Later that evening, others were told, that evening April 2, Cecil White  Center at 370 N. Montgomery would be able to accommodate 50 people for two weeks.

Just before the police came to arrest the remaining protesters at 8:30 p.m. another 15 or so people carrying their belongings with them joined the protester. They had heard that some shelter might become available.

They were successful in their quest — at least for one night. Mr. Bill Newkirk of the City’s Housing Department rented rooms at the Cozy 8 on the Alameda for them.

The Student Homeless Alliance leaders at Wednesday’s protest said that this late action demonstrated again the lack of a sincere concern for the less fortunate – it is only after it becomes embarrassing that the city reacts.

The homeless men and women and their housing advocates have been attending meetings with City and County officials in a sincere attempt to find solutions.

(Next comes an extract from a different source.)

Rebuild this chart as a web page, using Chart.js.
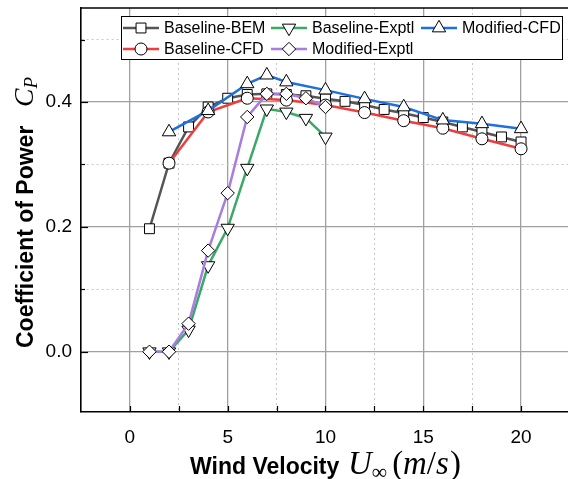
<!DOCTYPE html>
<html>
<head>
<meta charset="utf-8">
<script src="https://cdn.jsdelivr.net/npm/chart.js@4.4.0/dist/chart.umd.min.js"></script>
<style>
  body { margin: 0; background: #fff; }
  #wrap { width: 568px; height: 479px; }
</style>
</head>
<body>
<div id="wrap"><canvas id="cpChart" width="568" height="479"></canvas></div>
<script>
// wind speed (m/s) and power coefficient for each series
const bemSpeed = [1, 2, 3, 4, 5, 6, 7, 8, 9, 10, 11, 12, 13, 14, 15, 16, 17, 18, 19, 20];
const bemCp = [0.197, 0.302, 0.360, 0.392, 0.406, 0.412, 0.413, 0.412, 0.410, 0.405,
  0.401, 0.395, 0.388, 0.382, 0.375, 0.368, 0.360, 0.352, 0.344, 0.336];

const cfdSpeed = [2, 4, 6, 8, 10, 12, 14, 16, 18, 20];
const cfdCp = [0.302, 0.384, 0.406, 0.403, 0.395, 0.383, 0.370, 0.358, 0.341, 0.325];

const exptSpeed = [1, 2, 3, 4, 5, 6, 7, 8, 9, 10];
const exptCp = [0.0, 0.0, 0.035, 0.138, 0.198, 0.294, 0.389, 0.384, 0.374, 0.344];

const modExptSpeed = [1, 2, 3, 4, 5, 6, 7, 8, 9, 10];
const modExptCp = [0.0, 0.0, 0.045, 0.162, 0.254, 0.376, 0.413, 0.413, 0.406, 0.392];

const modCfdSpeed = [2, 4, 6, 7, 8, 10, 12, 14, 16, 18, 20];
const modCfdCp = [0.352, 0.386, 0.429, 0.443, 0.432, 0.419, 0.405, 0.392, 0.371, 0.365, 0.357];

const xTicks = [0, 2.5, 5, 7.5, 10, 12.5, 15, 17.5, 20];
const yTicks = [0.0, 0.1, 0.2, 0.3, 0.4, 0.5];

const FONT = '"Liberation Sans", Arial, sans-serif';
const MATH = '"Liberation Serif", "Times New Roman", serif';

function toPoints(xs, ys) {
  return xs.map((x, i) => ({ x: x, y: ys[i] }));
}

function series(label, xs, ys, color, style, radius, rotation) {
  return {
    label: label,
    data: toPoints(xs, ys),
    borderColor: color,
    borderWidth: 2.5,
    backgroundColor: color,
    pointStyle: style,
    pointRadius: radius,
    pointRotation: rotation || 0,
    pointBackgroundColor: '#fff',
    pointBorderColor: '#000',
    pointBorderWidth: 1,
    tension: 0,
    fill: false
  };
}

// first dataset is drawn on top in Chart.js
const datasets = [
  series('Modified-CFD', modCfdSpeed, modCfdCp, '#1f6fdc', 'triangle', 7.7),
  series('Modified-Exptl', modExptSpeed, modExptCp, '#a87ddf', 'rectRot', 6.7),
  series('Baseline-Exptl', exptSpeed, exptCp, '#3aa866', 'triangle', 7.7, 180),
  series('Baseline-CFD', cfdSpeed, cfdCp, '#ef3d3d', 'circle', 6),
  series('Baseline-BEM', bemSpeed, bemCp, '#555555', 'rect', 7)
];

// legend slots: column x, row y
const legendSlots = {
  'Baseline-BEM': [123, 28],
  'Baseline-CFD': [123, 49],
  'Baseline-Exptl': [271, 28],
  'Modified-Exptl': [271, 49],
  'Modified-CFD': [421, 28]
};

function isMajorX(v) { return Math.abs(v % 5) < 1e-6; }
function isMajorY(v) { return Math.round(v * 10) % 2 === 0; }

function drawLegend(ctx) {
  ctx.save();
  ctx.fillStyle = '#fff';
  ctx.fillRect(121, 16, 442, 44);
  ctx.strokeStyle = '#000';
  ctx.lineWidth = 1;
  ctx.strokeRect(121.5, 16.5, 441, 43);
  datasets.forEach((ds) => {
    const [x0, y0] = legendSlots[ds.label];
    ctx.strokeStyle = ds.borderColor;
    ctx.lineWidth = 2.5;
    ctx.beginPath();
    ctx.moveTo(x0, y0);
    ctx.lineTo(x0 + 36, y0);
    ctx.stroke();
    ctx.fillStyle = '#fff';
    ctx.strokeStyle = '#000';
    ctx.lineWidth = 1;
    Chart.helpers.drawPoint(ctx, {
      pointStyle: ds.pointStyle,
      rotation: ds.pointRotation,
      radius: ds.pointRadius,
      borderWidth: 1
    }, x0 + 18, y0);
    ctx.fillStyle = '#000';
    ctx.font = '16px ' + FONT;
    ctx.textBaseline = 'middle';
    ctx.textAlign = 'left';
    ctx.fillText(ds.label, x0 + 41, y0 + 1);
  });
  ctx.restore();
}

// pieces are [text, font, dy, size, gapAfter]
function measurePieces(ctx, pieces) {
  let w = 0;
  pieces.forEach((p) => {
    ctx.font = p[1].replace('SIZE', p[3]);
    w += ctx.measureText(p[0]).width + (p[4] || 0);
  });
  return w;
}

function drawPieces(ctx, pieces, x, y, target) {
  const scale = target / measurePieces(ctx, pieces);
  let cx = x;
  pieces.forEach((p) => {
    ctx.font = p[1].replace('SIZE', (p[3] * scale).toFixed(1));
    ctx.fillText(p[0], cx, y + p[2] * scale);
    cx += ctx.measureText(p[0]).width + (p[4] || 0) * scale;
  });
}

function drawTitles(ctx) {
  ctx.save();
  ctx.fillStyle = '#000';
  ctx.textAlign = 'left';
  ctx.textBaseline = 'alphabetic';

  // x axis title
  ctx.font = 'bold 23px ' + FONT;
  ctx.fillText('Wind Velocity', 190, 474);
  const xMath = [
    ['U', 'italic SIZEpx ' + MATH, 0, 26, 0],
    ['\u221E', 'SIZEpx ' + MATH, 4, 17, 4],
    ['(', 'SIZEpx ' + MATH, 0, 26, 0],
    ['m', 'italic SIZEpx ' + MATH, 0, 26, 0],
    ['/', 'SIZEpx ' + MATH, 0, 26, 0],
    ['s', 'italic SIZEpx ' + MATH, 0, 26, 1],
    [')', 'SIZEpx ' + MATH, 0, 26, 0]
  ];
  drawPieces(ctx, xMath, 348, 474, 113);

  // y axis title, reads bottom to top
  ctx.translate(33, 348);
  ctx.rotate(-Math.PI / 2);
  ctx.font = 'bold 23px ' + FONT;
  ctx.fillText('Coefficient of Power', 0, 0);
  const yMath = [
    ['C', 'italic SIZEpx ' + MATH, 0, 25, 0],
    ['P', 'italic SIZEpx ' + MATH, 4, 17, 0]
  ];
  drawPieces(ctx, yMath, 241, 0, 30);
  ctx.restore();
}

const framePlugin = {
  id: 'frame',
  afterDraw(chart) {
    const { ctx, chartArea: a, scales } = chart;
    ctx.save();
    ctx.strokeStyle = '#000';
    ctx.lineWidth = 1.2;
    // inward tick marks
    xTicks.forEach((v) => {
      const px = Math.round(scales.x.getPixelForValue(v)) + 0.5;
      ctx.beginPath();
      ctx.moveTo(px, a.bottom);
      ctx.lineTo(px, a.bottom - 6);
      ctx.stroke();
    });
    yTicks.forEach((v) => {
      const py = Math.round(scales.y.getPixelForValue(v)) + 0.5;
      ctx.beginPath();
      ctx.moveTo(a.left, py);
      ctx.lineTo(a.left + (isMajorY(v) ? 7 : 4), py);
      ctx.stroke();
    });
    // top spine
    ctx.lineWidth = 1.6;
    ctx.beginPath();
    ctx.moveTo(a.left, a.top);
    ctx.lineTo(a.right, a.top);
    ctx.stroke();
    ctx.restore();
    drawLegend(ctx);
    drawTitles(ctx);
  }
};

function noPad(s) {
  s.paddingLeft = 0;
  s.paddingRight = 0;
  s.paddingTop = 0;
  s.paddingBottom = 0;
}

new Chart(document.getElementById('cpChart'), {
  type: 'line',
  data: { datasets: datasets },
  plugins: [framePlugin],
  options: {
    responsive: false,
    animation: false,
    layout: { autoPadding: false, padding: { top: 8, right: 0, left: 0, bottom: 0 } },
    plugins: { legend: { display: false }, tooltip: { enabled: false } },
    scales: {
      x: {
        type: 'linear',
        min: -2.5,
        max: 22.4,
        afterBuildTicks: (s) => { s.ticks = xTicks.map((v) => ({ value: v })); },
        afterFit: (s) => { s.height = 67; noPad(s); },
        grid: {
          drawTicks: false,
          color: (c) => (c.tick && !isMajorX(c.tick.value) ? '#c8c8c8' : '#a0a0a0'),
          lineWidth: (c) => (c.tick && !isMajorX(c.tick.value) ? 1 : 1.3)
        },
        border: {
          display: true, color: '#000', width: 1.6,
          dash: (c) => (c.tick && !isMajorX(c.tick.value) ? [2, 3] : [])
        },
        ticks: {
          autoSkip: false, maxRotation: 0, padding: 14, color: '#000',
          font: { family: FONT, size: 19 },
          callback: (v) => (isMajorX(v) ? String(v) : '')
        }
      },
      y: {
        min: -0.0965,
        max: 0.5505,
        afterBuildTicks: (s) => { s.ticks = yTicks.map((v) => ({ value: v })); },
        afterFit: (s) => { s.width = 81; noPad(s); },
        grid: {
          drawTicks: false,
          color: (c) => (c.tick && !isMajorY(c.tick.value) ? '#c8c8c8' : '#a0a0a0'),
          lineWidth: (c) => (c.tick && !isMajorY(c.tick.value) ? 1 : 1.3)
        },
        border: {
          display: true, color: '#000', width: 1.6,
          dash: (c) => (c.tick && !isMajorY(c.tick.value) ? [2, 3] : [])
        },
        ticks: {
          autoSkip: false, padding: 9, color: '#000',
          font: { family: FONT, size: 19 },
          callback: (v) => (isMajorY(v) ? v.toFixed(1) : '')
        }
      }
    }
  }
});
</script>
</body>
</html>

The Alliance leadership says that, for weeks, San Jose’s Mayor Hammer knew that Governor Wilson had announced his plans to close the armories to the homeless.

In anticipation of the closure of the armory, the Student Homeless Alliance had searched for a solution. They had been told by City officials that there were no other places in the City that were suitable for an overnight shelter.

Last Tuesday, in a last attempt for a solution, the Alliance came before the City Council with a number of suggestions. One was the vacant Gold Gym which was for sale and could likely be rented for about $8,000 per month. If that was not possible, the Alliance suggested than the City investigate the use of “vacant commercial buildings on 8th and 10th streets downtown.”

Scott Wagers, a leader of the Alliance and a person who has worked tirelessly for the less fortunate, says that the City’s first priority is big ticket items like the Fairmont, the Giants etc., rather than the needs of the City’s residents. The City is also determined to keep the homeless and poor out of the downtown.

The sad fact is, that even for the surprisingly many homeless that work, the salaries that they receive are so meager that housing 18 their ability to afford anywhere in the City.

The Alliance has repeatedly challenged the City’s priorities. They ask that the City make the plight of the homeless as high a priority as that for the proposed Sport Stadium.

The City has already spent over $1.3 million towards the construction of a stadium, even before there has been a vote of the people.

Years ago, in protest to the use of public money for the construction of the arena, the voters of San Jose collected enough voter signatures to qualify for the ballot a measure which prohibits the use of public money for construction of a sports facilities without a favorable vote of the people. This measure was approved, but so far, its intent has been ignored by the City.

For many homeless, March 31st meant that it was the last night that they could count upon a place to sleep safely in San Jose.

San Jose’s homeless people and their advocates have worked hard to find alternative shelter. Regardless of counter claims by City officials that the City is paying attention to the plight of the homeless, many people in the City are still without shelter.

The protest lasted all day and into the evening. It became a matter of wills and determination. One homeless man, Eddie Pugh, while being led away in handcuffs said. ” if being homeless is a crime, then I admit that I am guilty.”

The police were ordered by the City Manager to clear the area of protesters which they did. They were all charged with trespassing and then later, at 11 p.m., were all released.

The group has vowed to continue their protest. They point out that the cost of a bed and the free meal provided at the shelter for 500 people each evening for four months, is far less than half that already spent to promote the stadium.

Alliance member Robert Norse says, that booking costs are $128 each person and imprisonment costs are another $128. He says that it costs only $10 dollars a day per person to help the homeless at most shelters.

City officials in San Jose who make grand claims about the building program of the City cannot claim a solution to the housing need of the needy. If the economy does not improve, there will be even more homeless among us. More than mere housing is required to help the needy but it is a start for those in need.

It will take the collective will of the people of San Jose to find solutions to this problem. Even for those who are employed, affordable housing is hard to find in this Valley.

Though sung at a City Council meeting and later published month’s ago in this paper, Eddie Pugh’s poem lingers in our conscience, “…America… but, there was no one there – to lend a helping hand.” Can this be true?